Characters in novels with ridiculous names

Don’t forget that he got promoted to Major, so he was Major Major Major Major.

“Nobby” is just a nickname based on his last name, though. Nobby’s real first name is Cecil. Cecil Nobs is a pretty ordinary name, although his full name is a bit sillier: Cecil Wormsborough St. John Nobbs.

It was the real name of a 15th century Dutch artist, though. One of my faves (I’m sick).

I think that L. Ron Hubbard naming the hero of Battlefield Earth Johnny Goodboy Tyler ought to get him some sort of prize.
I kinda like Wolfgang Asmodeus Mogart from Jack L. Chalker’s And the Devil will Drag You Under, myself.

Horatio Hornblower
HORNBLOWER!!!, come on

I know almost no French (hablo Español), but I’m guessing that in English this is Peter Rabbit?

I’m usually tolerant of odd names, and have used plenty in stories myself, but I almost stopped reading Anne Tyler’s Back When We Were Grownups because of the names: NoNo, Patch, Biddy, Min Foo…these would be embrassing nicknames for preschoolers, and they’re middle-aged women!
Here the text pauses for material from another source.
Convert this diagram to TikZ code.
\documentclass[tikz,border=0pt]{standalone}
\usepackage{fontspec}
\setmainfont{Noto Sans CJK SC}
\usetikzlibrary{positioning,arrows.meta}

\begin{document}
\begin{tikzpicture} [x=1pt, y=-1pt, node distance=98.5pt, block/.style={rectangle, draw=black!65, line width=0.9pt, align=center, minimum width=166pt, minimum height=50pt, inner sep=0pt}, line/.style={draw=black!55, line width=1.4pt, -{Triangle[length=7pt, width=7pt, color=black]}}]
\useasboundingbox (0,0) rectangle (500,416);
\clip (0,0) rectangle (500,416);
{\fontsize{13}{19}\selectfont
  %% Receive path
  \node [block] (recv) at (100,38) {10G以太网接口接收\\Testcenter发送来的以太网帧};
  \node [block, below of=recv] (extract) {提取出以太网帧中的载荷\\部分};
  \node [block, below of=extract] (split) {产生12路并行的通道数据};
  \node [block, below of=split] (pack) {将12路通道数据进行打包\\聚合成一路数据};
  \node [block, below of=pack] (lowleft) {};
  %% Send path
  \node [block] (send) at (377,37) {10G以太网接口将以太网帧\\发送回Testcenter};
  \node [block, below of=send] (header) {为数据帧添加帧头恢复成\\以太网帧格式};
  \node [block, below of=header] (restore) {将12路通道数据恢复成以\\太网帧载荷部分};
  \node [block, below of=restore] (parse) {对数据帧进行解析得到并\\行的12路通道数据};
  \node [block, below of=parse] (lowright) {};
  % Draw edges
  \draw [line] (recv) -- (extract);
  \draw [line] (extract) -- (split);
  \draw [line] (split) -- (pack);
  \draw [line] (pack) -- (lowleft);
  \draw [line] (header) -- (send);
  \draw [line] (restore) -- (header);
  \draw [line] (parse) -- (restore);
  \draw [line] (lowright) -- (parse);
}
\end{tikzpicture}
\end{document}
Missing from that list is Uriah Heep from Dicken’s David Copperfield.

Good 'ole Wikipedia.

Zaphod Beeblebrox!

You’re not the only one. I’ve always thought that name was more appropriate for a character played by Groucho Marx or W.C. Fields.

Yep.

From the Ebeneezum and the Wuntvor trilogies: Plaugg ( a god ), Ebeneezum ( a wizard ), Wuntvor ( the Eternal Apprentice ), the Grand Forxnagle ( a spell ), and the Urracchat ( spelling approximate; a cult named after the last sound their victims make )

And Constable Visit-The-Infidel-With-Explanatory-Pamphlets.

And Guxx Unfufadoo.
As for a new venue, even serious fantasy is replete with silly names for the characters, but Modesitt’s The Spellsong War series has a particularly egregious example. The heir to the throne of this totally alien world where they don’t even speak English is Lord Jimbob. No joke. It pulled me out of the story so abruptly and completely on his first appearance it was like someone had turned on one of those junkyard electromagnets and I was made of iron.

:smack: How could I forget the Omnians?

Also: the witchfinders in Good Omens.

ETA: It took me quite a while to get Visit’s name. Then one day I realized that it was a play on visit as in visit-the-heretic-with-plagues.

It’s under H for Heep, not U for Uriah.

Also: Bilbo Baggins.

Except that Hornblower was a genuine surname. Real people do have strange names sometimes.

Speaking as someone whose genuine surname was used for a very well known cartoon family, I got very sick of having to explain that yes, it’s my real name, and no, it’s not particularly funny.

His mother’s name was Belladona, his father’s name was Bungo, and his father’s siblings were Belba, Bingo, Longo and… Linda? But is it fair to count Middle-earth or other creations of high fantasy and sci-fi? In large part, the names aren’t supposed to sound like anything in our world. The ones like Sam and Rosie are the exceptions.

If we are going to include The Hobbit and The Lord of the Rings, we can at least be thankful for the names he could have used but didn’t, such as Nerwen and Teleporno.

All of the Hobbit names were translations, actually. For instance, Meriadoc Brandybuck’s untranslated name is Kalimak Brandagamba. Peregrin Took is actually Razanur Tuk. Names that are identical to real-world flowers and such, like Belladonna or Daisy, are most likely supposed to be translations from the Hobbitish.

Nitpick: Westron, or Adunaic (which is of course the Westron word for Westron). Hobbits don’t have their own language, aside from a few novel words of their own like “mathom”.

Genghis Cohen, AKA Cohen the Barbarian, is also a recurring character in Pratchett’s works, though of course it’s supposed to be silly there. He’s 80-something years old, and people often underestimate him because of his age, not realizing that in his line of work, you don’t live to be very old unless you’re very, very good at what you do.

It is Westron, but an old-fashioned and “ruralized” Westron, more akin to the language of the Rohirrim than that of Gondor. It’s definitely meant to be a separate dialect of Westron. The whole thing has added complications in that the words that Tolkien uses in the primary story aren’t the words that the characters actually use, because of the conceit that Tolkien was “translating” from the Red Book of Westmarch.

I don’t know, I think I’d wear ‘Flintstone’ with a certain pride.